@ossobuco,
I met Dag. She was quite wonderful to talk with. Very unassuming in demeanor. Very attentive and good at shutting up and listening. I liked her very much.
Re what Farmerman said about not fully understanding how we are perceived...
That's such a tough one. If in person, you look at faces and postures. If at a distance, you check other things like written responses and try to gauge the tone of them. If there's a response.
I've written comedy routines. I've written song lyrics and melodies. I've written long political things. I've written thousands of jokes. Some gain an audience, others don't, or you just don't know. The whole enterprise can
seem, at times, bloody impossible. And the more of it we do, the more we put ourselves at risk in a bunch of ways. I've died as a stand up comic. It really, really hurts. And I've killed' em too. And that feels extraordinary.
But when I'm not engaged with others in a rich or challenging way, I quite frankly lose the most fundamental reason for me to be alive and sentient.

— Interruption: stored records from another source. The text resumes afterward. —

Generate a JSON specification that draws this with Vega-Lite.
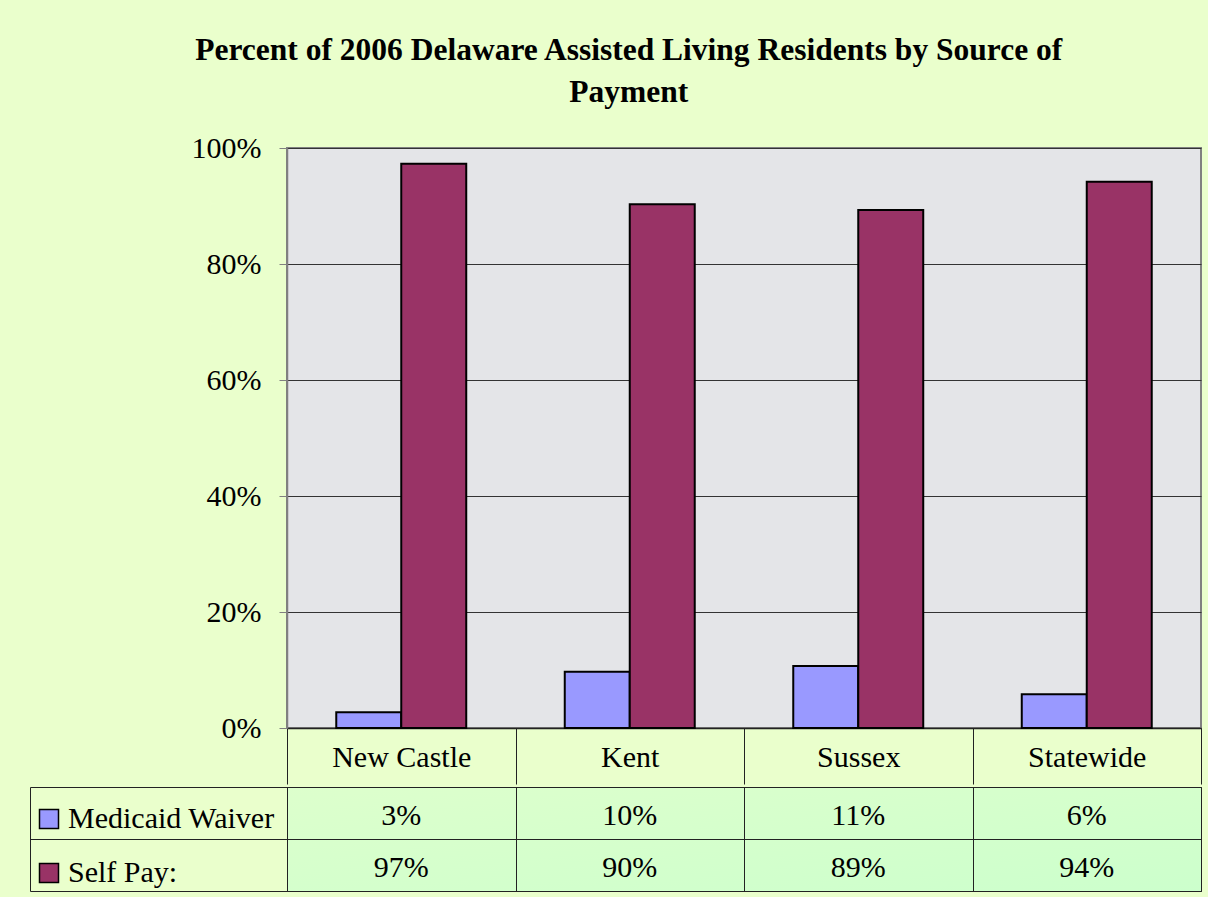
{
  "$schema": "https://vega.github.io/schema/vega-lite/v6.json",
  "background": "#EAFFCC",
  "padding": {"left": 29, "top": 34, "right": 5, "bottom": 5},
  "title": {
    "text": ["Percent of 2006 Delaware Assisted Living Residents by Source of", "Payment"],
    "font": "Liberation Serif",
    "fontSize": 31.5,
    "fontWeight": "bold",
    "color": "black",
    "lineHeight": 42,
    "anchor": "middle",
    "offset": 24,
    "dx": 13
  },
  "datasets": {
    "rows": [
      {"area": "New Castle", "source": "Medicaid Waiver", "share": 0.027},
      {"area": "New Castle", "source": "Self Pay:", "share": 0.973},
      {"area": "Kent", "source": "Medicaid Waiver", "share": 0.097},
      {"area": "Kent", "source": "Self Pay:", "share": 0.903},
      {"area": "Sussex", "source": "Medicaid Waiver", "share": 0.107},
      {"area": "Sussex", "source": "Self Pay:", "share": 0.893},
      {"area": "Statewide", "source": "Medicaid Waiver", "share": 0.058},
      {"area": "Statewide", "source": "Self Pay:", "share": 0.942}
    ]
  },
  "data": {"name": "rows"},
  "spacing": 0,
  "vconcat": [
    {
      "width": 914,
      "height": 580,
      "view": {"fill": "#E4E5E8", "stroke": "#808080", "strokeWidth": 2},
      "mark": {"type": "bar", "stroke": "black", "strokeWidth": 2},
      "encoding": {
        "x": {
          "field": "area", "type": "nominal",
          "sort": ["New Castle", "Kent", "Sussex", "Statewide"],
          "scale": {"paddingInner": 0, "paddingOuter": 0},
          "axis": {
            "title": null, "labelAngle": 0, "tickBand": "extent", "tickSize": 56,
            "tickColor": "#222222", "tickWidth": 1, "domainColor": "#222222", "domainWidth": 1.5,
            "labelFont": "Liberation Serif", "labelFontSize": 30, "labelColor": "black",
            "labelBaseline": "middle", "labelPadding": -27
          }
        },
        "xOffset": {
          "field": "source", "type": "nominal",
          "sort": ["Medicaid Waiver", "Self Pay:"],
          "scale": {"paddingInner": 0, "paddingOuter": 0.758}
        },
        "y": {
          "field": "share", "type": "quantitative",
          "scale": {"domain": [0, 1]},
          "axis": {
            "title": null, "values": [0, 0.2, 0.4, 0.6, 0.8, 1], "format": ".0%",
            "grid": true, "gridColor": "#333333", "gridWidth": 1,
            "tickSize": 8, "tickColor": "#808080", "domainColor": "#808080", "domainWidth": 1.5,
            "labelPadding": 18, "labelFont": "Liberation Serif", "labelFontSize": 30, "labelColor": "black"
          }
        },
        "color": {
          "field": "source", "type": "nominal",
          "sort": ["Medicaid Waiver", "Self Pay:"],
          "scale": {"range": ["#9999FF", "#993366"]},
          "legend": {
            "title": null, "orient": "none", "legendX": -253, "legendY": 656,
            "direction": "vertical", "symbolType": "square", "symbolSize": 361,
            "symbolStrokeColor": "black", "symbolStrokeWidth": 1.5, "symbolOpacity": 1,
            "labelFont": "Liberation Serif", "labelFontSize": 30, "labelColor": "black",
            "labelOffset": 4, "labelLimit": 400, "rowPadding": 24, "padding": 0
          }
        }
      }
    },
    {
      "width": 914,
      "height": 104,
      "view": {
        "fill": {"gradient": "linear", "x1": 0, "y1": 0, "x2": 1, "y2": 1, "stops": [{"offset": 0, "color": "#DDFFCC"}, {"offset": 1, "color": "#CCFFCC"}]},
        "stroke": "#222222", "strokeWidth": 1
      },
      "mark": {"type": "text", "font": "Liberation Serif", "fontSize": 30, "color": "black", "dy": 3},
      "encoding": {
        "x": {
          "field": "area", "type": "nominal",
          "sort": ["New Castle", "Kent", "Sussex", "Statewide"],
          "scale": {"paddingInner": 0, "paddingOuter": 0},
          "axis": {"title": null, "labels": false, "ticks": false, "domain": false, "grid": true, "tickBand": "extent", "gridColor": "#222222", "gridWidth": 1}
        },
        "y": {
          "field": "source", "type": "nominal",
          "sort": ["Medicaid Waiver", "Self Pay:"],
          "scale": {"paddingInner": 0, "paddingOuter": 0},
          "axis": {
            "title": null, "labels": false, "grid": true, "tickBand": "extent", "gridColor": "#222222", "gridWidth": 1,
            "offset": 257, "tickSize": -257, "tickColor": "#222222", "tickWidth": 1, "domainColor": "#222222", "domainWidth": 1
          }
        },
        "text": {"field": "share", "type": "quantitative", "format": ".0%"}
      }
    }
  ],
  "config": {
    "font": "Liberation Serif",
    "legend": {"labelFont": "Liberation Serif", "labelFontSize": 30, "labelColor": "black"}
  }
}
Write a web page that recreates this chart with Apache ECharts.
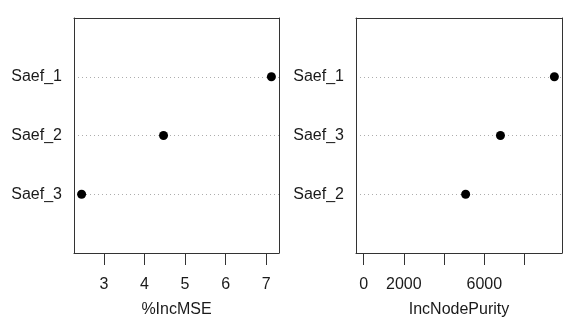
<!DOCTYPE html>
<html>
<head>
<meta charset="utf-8">
<script src="https://cdn.jsdelivr.net/npm/echarts@6/dist/echarts.min.js"></script>
<style>
html,body{margin:0;padding:0;background:#fff;}
#chart{width:585px;height:327px;}
</style>
</head>
<body>
<div id="chart"></div>
<script>
// Left panel (%IncMSE), categories listed top to bottom
const leftCats = ['Saef_1', 'Saef_2', 'Saef_3'];
const leftVals = [7.13, 4.47, 2.45];
const leftTicks = [3, 4, 5, 6, 7];
const leftTickLabels = [3, 4, 5, 6, 7];
const leftTitle = '%IncMSE';

// Right panel (IncNodePurity), categories listed top to bottom
const rightCats = ['Saef_1', 'Saef_3', 'Saef_2'];
const rightVals = [9480, 6800, 5070];
const rightTicks = [0, 2000, 4000, 6000, 8000];
const rightTickLabels = [0, 2000, 6000];
const rightTitle = 'IncNodePurity';

const FONT = 'Liberation Sans, Arial, sans-serif';
const TXT = '#1a1a1a';
const LINE = '#333';

function padRange(lo, hi) {
  const r = hi - lo;
  return [lo - 0.04 * r, hi + 0.04 * r];
}
const leftRange = padRange(Math.min(...leftVals), Math.max(...leftVals));
const rightRange = padRange(0, Math.max(...rightVals));

function toData(cats, vals) {
  const n = cats.length;
  return vals.map((v, i) => [v, n - i]);
}

const grids = [
  { left: 74, top: 18, width: 205, height: 235 },
  { left: 356, top: 18, width: 206, height: 235 }
];

function xAxes(gi, range, ticks, labels, title) {
  return [
    {
      gridIndex: gi, type: 'value', position: 'bottom',
      min: range[0], max: range[1],
      axisLine: { show: true, onZero: false, lineStyle: { color: LINE, width: 1 } },
      axisTick: { show: true, inside: false, length: 12, customValues: ticks, lineStyle: { color: LINE, width: 1 } },
      axisLabel: { show: true, customValues: labels, margin: 24, fontSize: 16, color: TXT, fontFamily: FONT,
        formatter: v => String(v) },
      splitLine: { show: false },
      name: title, nameLocation: 'middle', nameGap: 49,
      nameTextStyle: { fontSize: 16, color: TXT, fontFamily: FONT }
    },
    {
      gridIndex: gi, type: 'value', position: 'top',
      min: range[0], max: range[1],
      axisLine: { show: true, onZero: false, lineStyle: { color: LINE, width: 1 } },
      axisTick: { show: false }, axisLabel: { show: false }, splitLine: { show: false }
    }
  ];
}

function yAxes(gi, cats) {
  const n = cats.length;
  return [
    {
      gridIndex: gi, type: 'value', position: 'left',
      min: 0, max: n + 1, interval: 1,
      axisLine: { show: true, onZero: false, lineStyle: { color: LINE, width: 1 } },
      axisTick: { show: false },
      axisLabel: {
        show: true, margin: 12, fontSize: 16, color: TXT, fontFamily: FONT,
        formatter: v => (v >= 1 && v <= n) ? cats[n - v] : ''
      },
      splitLine: {
        show: true, showMinLine: false, showMaxLine: false,
        lineStyle: { color: '#adadad', type: [1, 3], width: 1 }
      }
    },
    {
      gridIndex: gi, type: 'value', position: 'right',
      min: 0, max: n + 1, interval: 1,
      axisLine: { show: true, onZero: false, lineStyle: { color: LINE, width: 1 } },
      axisTick: { show: false }, axisLabel: { show: false }, splitLine: { show: false }
    }
  ];
}

const option = {
  animation: false,
  backgroundColor: '#fff',
  grid: grids,
  xAxis: [
    ...xAxes(0, leftRange, leftTicks, leftTickLabels, leftTitle),
    ...xAxes(1, rightRange, rightTicks, rightTickLabels, rightTitle)
  ],
  yAxis: [
    ...yAxes(0, leftCats),
    ...yAxes(1, rightCats)
  ],
  series: [
    {
      type: 'scatter', xAxisIndex: 0, yAxisIndex: 0,
      data: toData(leftCats, leftVals),
      symbol: 'circle', symbolSize: 9,
      itemStyle: { color: '#000', opacity: 1 }
    },
    {
      type: 'scatter', xAxisIndex: 2, yAxisIndex: 2,
      data: toData(rightCats, rightVals),
      symbol: 'circle', symbolSize: 9,
      itemStyle: { color: '#000', opacity: 1 }
    }
  ]
};

const chart = echarts.init(document.getElementById('chart'), null, { renderer: 'canvas' });
chart.setOption(option);
</script>
</body>
</html>
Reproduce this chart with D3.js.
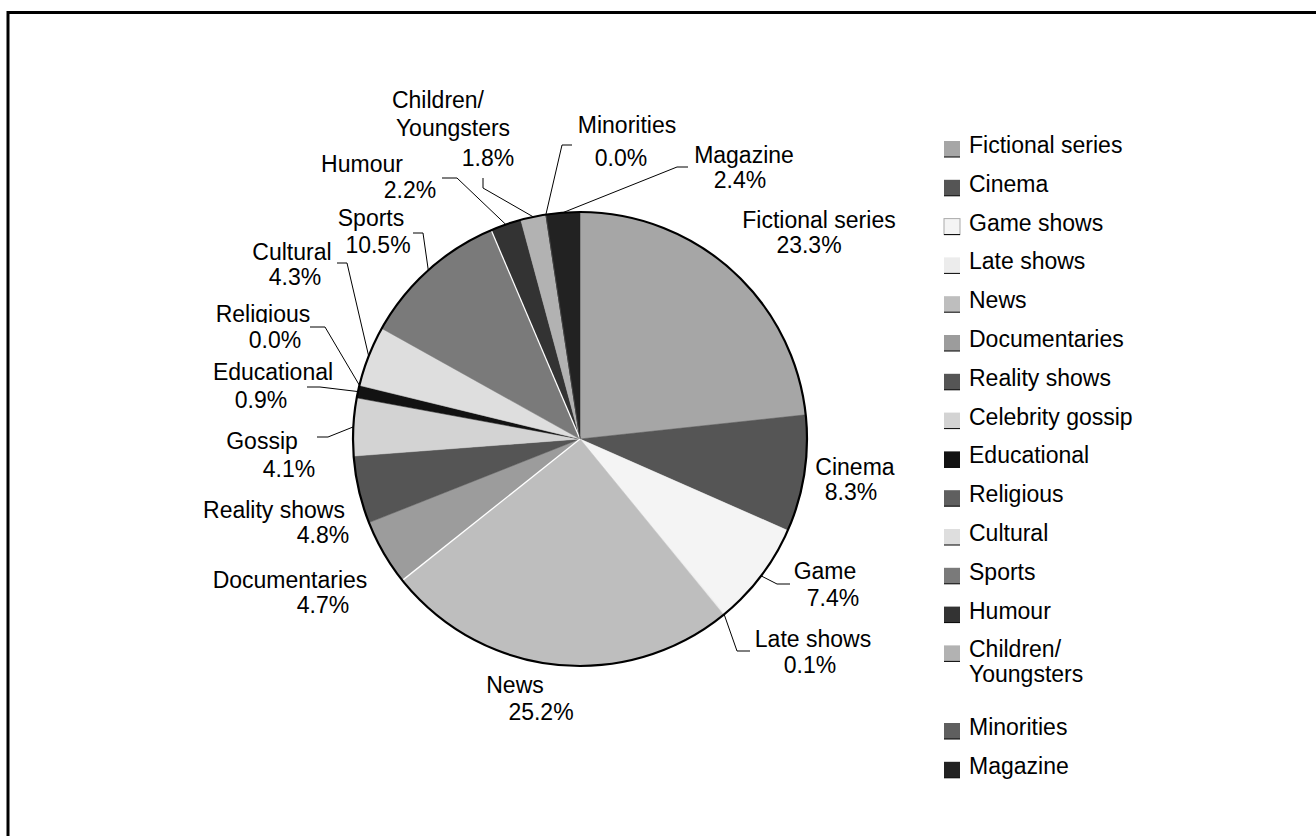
<!DOCTYPE html>
<html>
<head>
<meta charset="utf-8">
<script src="https://cdn.jsdelivr.net/npm/d3@7/dist/d3.min.js"></script>
<style>
  html, body { margin: 0; padding: 0; background: #fff; }
  svg { display: block; }
  text { font-family: "Liberation Sans", Arial, sans-serif; font-size: 23px; fill: #000; }
</style>
</head>
<body>
<svg id="chart" width="1316" height="836"></svg>
<script>
// Share of broadcast time by programme genre (%), clockwise from 12 o'clock
const categories = [
  "Fictional series", "Cinema", "Game shows", "Late shows", "News",
  "Documentaries", "Reality shows", "Celebrity gossip", "Educational",
  "Religious", "Cultural", "Sports", "Humour", "Children/ Youngsters",
  "Minorities", "Magazine"
];
const shares = [23.3, 8.3, 7.4, 0.1, 25.2, 4.7, 4.8, 4.1, 0.9, 0.0, 4.3, 10.5, 2.2, 1.8, 0.0, 2.4];
// Labels written next to the slices
const sliceLabels = [
  "Fictional series", "Cinema", "Game", "Late shows", "News",
  "Documentaries", "Reality shows", "Gossip", "Educational",
  "Religious", "Cultural", "Sports", "Humour", "Children/|Youngsters",
  "Minorities", "Magazine"
];
const greys = [
  "#a6a6a6", "#555555", "#f4f4f4", "#ececec", "#bebebe",
  "#9c9c9c", "#555555", "#d3d3d3", "#121212",
  "#5f5f5f", "#dedede", "#7a7a7a", "#333333", "#b2b2b2",
  "#5f5f5f", "#222222"
];

const svg = d3.select("#chart");
const W = 1316, H = 836;

// frame (top and left edges)
svg.append("line").attr("x1", 8).attr("y1", 12.5).attr("x2", W).attr("y2", 12.5)
  .attr("stroke", "#000").attr("stroke-width", 3);
svg.append("line").attr("x1", 8).attr("y1", 11).attr("x2", 8).attr("y2", H)
  .attr("stroke", "#000").attr("stroke-width", 3);

const cx = 580, cy = 439, R = 227;
const data = categories.map((c, i) => ({ name: c, value: shares[i], color: greys[i], label: sliceLabels[i] }));

const pie = d3.pie().value(d => d.value).sort(null);
const arcs = pie(data);
const arc = d3.arc().innerRadius(0).outerRadius(R);

const g = svg.append("g").attr("transform", `translate(${cx},${cy})`);
g.selectAll("path.slice").data(arcs).enter().append("path")
  .attr("class", "slice")
  .attr("d", arc)
  .attr("fill", d => d.data.color)
  .attr("stroke", d => d.data.color)
  .attr("stroke-width", 0.5);

// thin white seams at a couple of slice edges
const seams = ["Documentaries", "Humour"];
arcs.filter(a => seams.includes(a.data.name)).forEach(a => {
  g.append("line")
    .attr("x1", 0).attr("y1", 0)
    .attr("x2", R * Math.sin(a.startAngle)).attr("y2", -R * Math.cos(a.startAngle))
    .attr("stroke", "#fff").attr("stroke-width", 1.3);
});
// thin dark edge for the empty Minorities wedge
arcs.filter(a => a.data.name === "Minorities").forEach(a => {
  g.append("line")
    .attr("x1", 0).attr("y1", 0)
    .attr("x2", R * Math.sin(a.startAngle)).attr("y2", -R * Math.cos(a.startAngle))
    .attr("stroke", "#444").attr("stroke-width", 0.8);
});

// outline of the pie
g.append("circle").attr("r", R).attr("fill", "none").attr("stroke", "#000").attr("stroke-width", 2.2);

// label layout: per-line [centre x, baseline y], plus leader elbow points
const layout = {
  "Fictional series": { lines: [[819, 228], [809, 253]] },
  "Cinema": { lines: [[855, 475], [851, 500]] },
  "Game shows": { lines: [[825, 579], [833, 606]], leader: [[777, 584], [790, 584]] },
  "Late shows": { lines: [[813, 647], [810, 673]], leader: [[737, 651], [750, 651]] },
  "News": { lines: [[515, 693], [541, 720]] },
  "Documentaries": { lines: [[290, 588], [323, 613]] },
  "Reality shows": { lines: [[274, 518], [323, 543]] },
  "Celebrity gossip": { lines: [[262, 449], [289, 477]], leader: [[328, 437], [317, 437]] },
  "Educational": { lines: [[273, 380], [261, 408]], leader: [[320, 387], [307, 387]] },
  "Religious": { lines: [[263, 322], [275, 348]], leader: [[325, 327], [310, 327]], clipBelow: 323 },
  "Cultural": { lines: [[292, 260], [295, 285]], leader: [[347, 263], [337, 263]] },
  "Sports": { lines: [[371, 226], [378, 253]], leader: [[423, 233], [413, 233]] },
  "Humour": { lines: [[362, 172], [410, 198]], leader: [[457, 178], [442, 178]] },
  "Children/ Youngsters": { lines: [[438, 108], [453, 136], [488, 166]], leader: [[483, 188], [483, 178]] },
  "Minorities": { lines: [[627, 133], [621, 166]], leader: [[562, 145], [572, 145]] },
  "Magazine": { lines: [[744, 163], [740, 188]], leader: [[677, 167], [688, 167]] }
};

// clip used when a label's first line is cut off at its baseline
const defs = svg.append("defs");

const labelG = svg.append("g");
arcs.forEach((a, idx) => {
  const L = layout[a.data.name];
  const mid = (a.startAngle + a.endAngle) / 2;
  const ex = cx + R * Math.sin(mid), ey = cy - R * Math.cos(mid);
  if (L.leader) {
    const pts = [[ex, ey]].concat(L.leader);
    labelG.append("path")
      .attr("d", d3.line()(pts))
      .attr("fill", "none").attr("stroke", "#000").attr("stroke-width", 1);
  }
  const textLines = a.data.label.split("|").concat([d3.format(".1f")(a.data.value) + "%"]);
  textLines.forEach((t, i) => {
    const txt = labelG.append("text")
      .attr("x", L.lines[i][0]).attr("y", L.lines[i][1])
      .attr("text-anchor", "middle")
      .text(t);
    if (i === 0 && L.clipBelow) {
      const id = "clip" + idx;
      defs.append("clipPath").attr("id", id)
        .append("rect").attr("x", 0).attr("y", 0).attr("width", W).attr("height", L.clipBelow);
      txt.attr("clip-path", `url(#${id})`);
    }
  });
});

// legend
const legendNames = categories.map(c => c.replace("Children/ Youngsters", "Children/|Youngsters"));
const lg = svg.append("g").attr("transform", "translate(944,141)");
const rowH = 38.8;
let row = 0;
legendNames.forEach((name, i) => {
  const y = row * rowH;
  const item = lg.append("g").attr("transform", `translate(0,${y})`);
  item.append("rect").attr("width", 16).attr("height", 16)
    .attr("fill", greys[i])
    .attr("stroke", i === 2 ? "#aaa" : "none").attr("stroke-width", 1);
  item.append("line").attr("x1", 0).attr("x2", 16).attr("y1", 16).attr("y2", 16)
    .attr("stroke", "#000").attr("stroke-width", 1);
  const parts = name.split("|");
  parts.forEach((p, k) => {
    item.append("text").attr("x", 25).attr("y", 12 + k * 25).text(p);
  });
  row += parts.length;
});
</script>
</body>
</html>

I'll add a little anecdote here. When I went back to university at about 35, one of my first course was in Logic. Great prof. Just a nice and very smart guy. Early on, he invited me to come to his office for a talk after class. He asked what it was like to be back in school. I told him I'm quite forgotten what it was like to raise my hand to a professor's question and to enthusiastically give the wrong answer.